-------- Information supplied --------
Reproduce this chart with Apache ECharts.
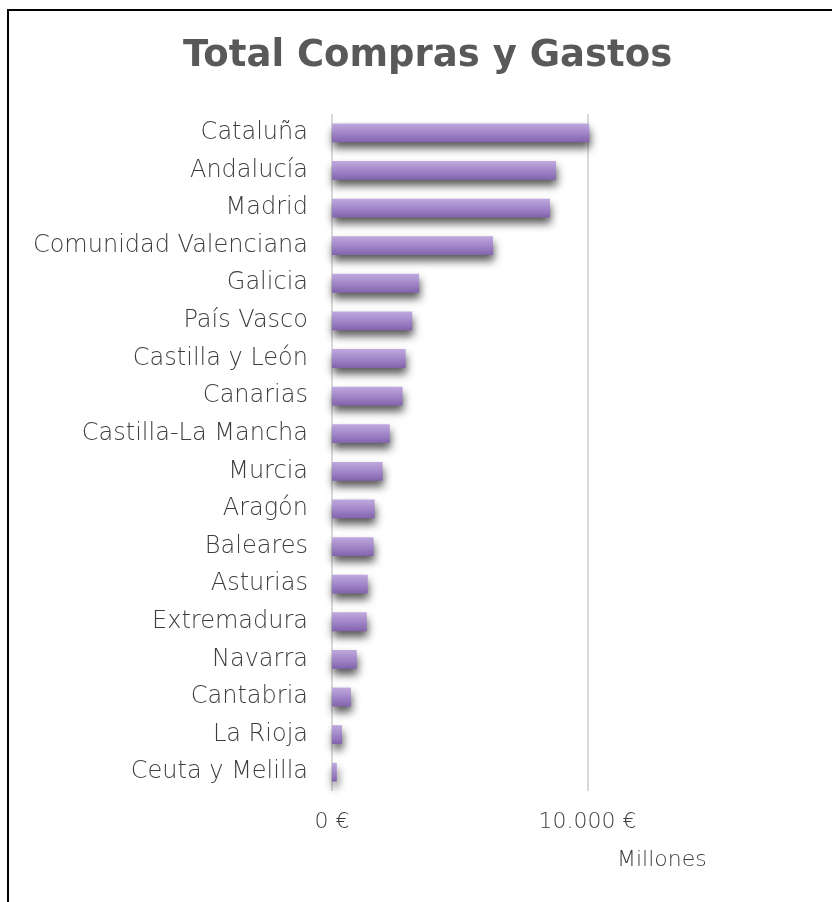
<!DOCTYPE html>
<html>
<head>
<meta charset="utf-8">
<script src="https://cdn.jsdelivr.net/npm/echarts@6/dist/echarts.min.js"></script>
<style>html,body{margin:0;padding:0;background:#fff;}#c{width:832px;height:902px;}</style>
</head>
<body>
<div id="c"></div>
<script>
const categories = ["Cataluña","Andalucía","Madrid","Comunidad Valenciana","Galicia","País Vasco","Castilla y León","Canarias","Castilla-La Mancha","Murcia","Aragón","Baleares","Asturias","Extremadura","Navarra","Cantabria","La Rioja","Ceuta y Melilla"];
const values = [10070, 8770, 8530, 6300, 3410, 3140, 2880, 2760, 2260, 1980, 1670, 1630, 1400, 1360, 970, 740, 390, 190];
const tickValues = [0, 10000];
const axisMax = 19450;
const titleText = "Total Compras y Gastos";
const unitText = "Millones";

const font = "'DejaVu Sans', sans-serif";
function fmt(v) {
  const s = String(Math.round(v)).replace(/\B(?=(\d{3})+(?!\d))/g, '.');
  return s + ' €';
}
const chart = echarts.init(document.getElementById('c'));
chart.setOption({
  backgroundColor: '#fff',
  animation: false,
  title: {
    text: titleText,
    left: 178,
    top: 33,
    textStyle: { fontFamily: font, fontSize: 37, fontWeight: 'bold', color: '#595959' }
  },
  graphic: [
    { type: 'rect', shape: { x: 8, y: 10, width: 900, height: 950 }, style: { fill: 'none', stroke: '#000', lineWidth: 2 }, silent: true },
    { type: 'text', left: 617, top: 849, style: { text: unitText, font: "300 22px 'DejaVu Sans', sans-serif", fill: '#3d3d3d' } }
  ],
  grid: { left: 332, right: 0, top: 114, bottom: 111, containLabel: false },
  xAxis: {
    type: 'value',
    min: 0, max: axisMax, interval: 10000,
    axisLine: { show: false },
    axisTick: { show: false },
    splitLine: { show: true, showMaxLine: false, lineStyle: { color: '#d9d9d9', width: 2 } },
    axisLabel: {
      margin: 20,
      fontFamily: font, fontSize: 22, fontWeight: 300, color: '#3d3d3d',
      formatter: function (v) { return tickValues.indexOf(v) < 0 ? '' : fmt(v); }
    }
  },
  yAxis: {
    type: 'category',
    data: categories,
    inverse: true,
    axisLine: { show: false },
    axisTick: { show: false },
    axisLabel: { margin: 24, fontFamily: font, fontSize: 24, fontWeight: 300, color: '#3d3d3d' }
  },
  series: [{
    type: 'bar',
    data: values,
    barWidth: '50%',
    itemStyle: {
      color: new echarts.graphic.LinearGradient(0, 0, 0, 1, [
        { offset: 0, color: '#bfa9dd' },
        { offset: 0.5, color: '#a287c9' },
        { offset: 1, color: '#8263ad' }
      ]),
      shadowColor: 'rgba(0,0,0,0.65)',
      shadowBlur: 9,
      shadowOffsetY: 6,
      shadowOffsetX: 1
    }
  }]
});
</script>
</body>
</html>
--------
▶ [To be done]
Reproduce the data verbatim. Do not carry any picture into the copy.

▶ [Expected answer]
Reproduce this chart with Apache ECharts.
<!DOCTYPE html>
<html>
<head>
<meta charset="utf-8">
<script src="https://cdn.jsdelivr.net/npm/echarts@6/dist/echarts.min.js"></script>
<style>html,body{margin:0;padding:0;background:#fff;}#c{width:832px;height:902px;}</style>
</head>
<body>
<div id="c"></div>
<script>
const categories = ["Cataluña","Andalucía","Madrid","Comunidad Valenciana","Galicia","País Vasco","Castilla y León","Canarias","Castilla-La Mancha","Murcia","Aragón","Baleares","Asturias","Extremadura","Navarra","Cantabria","La Rioja","Ceuta y Melilla"];
const values = [10070, 8770, 8530, 6300, 3410, 3140, 2880, 2760, 2260, 1980, 1670, 1630, 1400, 1360, 970, 740, 390, 190];
const tickValues = [0, 10000];
const axisMax = 19450;
const titleText = "Total Compras y Gastos";
const unitText = "Millones";

const font = "'DejaVu Sans', sans-serif";
function fmt(v) {
  const s = String(Math.round(v)).replace(/\B(?=(\d{3})+(?!\d))/g, '.');
  return s + ' €';
}
const chart = echarts.init(document.getElementById('c'));
chart.setOption({
  backgroundColor: '#fff',
  animation: false,
  title: {
    text: titleText,
    left: 178,
    top: 33,
    textStyle: { fontFamily: font, fontSize: 37, fontWeight: 'bold', color: '#595959' }
  },
  graphic: [
    { type: 'rect', shape: { x: 8, y: 10, width: 900, height: 950 }, style: { fill: 'none', stroke: '#000', lineWidth: 2 }, silent: true },
    { type: 'text', left: 617, top: 849, style: { text: unitText, font: "300 22px 'DejaVu Sans', sans-serif", fill: '#3d3d3d' } }
  ],
  grid: { left: 332, right: 0, top: 114, bottom: 111, containLabel: false },
  xAxis: {
    type: 'value',
    min: 0, max: axisMax, interval: 10000,
    axisLine: { show: false },
    axisTick: { show: false },
    splitLine: { show: true, showMaxLine: false, lineStyle: { color: '#d9d9d9', width: 2 } },
    axisLabel: {
      margin: 20,
      fontFamily: font, fontSize: 22, fontWeight: 300, color: '#3d3d3d',
      formatter: function (v) { return tickValues.indexOf(v) < 0 ? '' : fmt(v); }
    }
  },
  yAxis: {
    type: 'category',
    data: categories,
    inverse: true,
    axisLine: { show: false },
    axisTick: { show: false },
    axisLabel: { margin: 24, fontFamily: font, fontSize: 24, fontWeight: 300, color: '#3d3d3d' }
  },
  series: [{
    type: 'bar',
    data: values,
    barWidth: '50%',
    itemStyle: {
      color: new echarts.graphic.LinearGradient(0, 0, 0, 1, [
        { offset: 0, color: '#bfa9dd' },
        { offset: 0.5, color: '#a287c9' },
        { offset: 1, color: '#8263ad' }
      ]),
      shadowColor: 'rgba(0,0,0,0.65)',
      shadowBlur: 9,
      shadowOffsetY: 6,
      shadowOffsetX: 1
    }
  }]
});
</script>
</body>
</html>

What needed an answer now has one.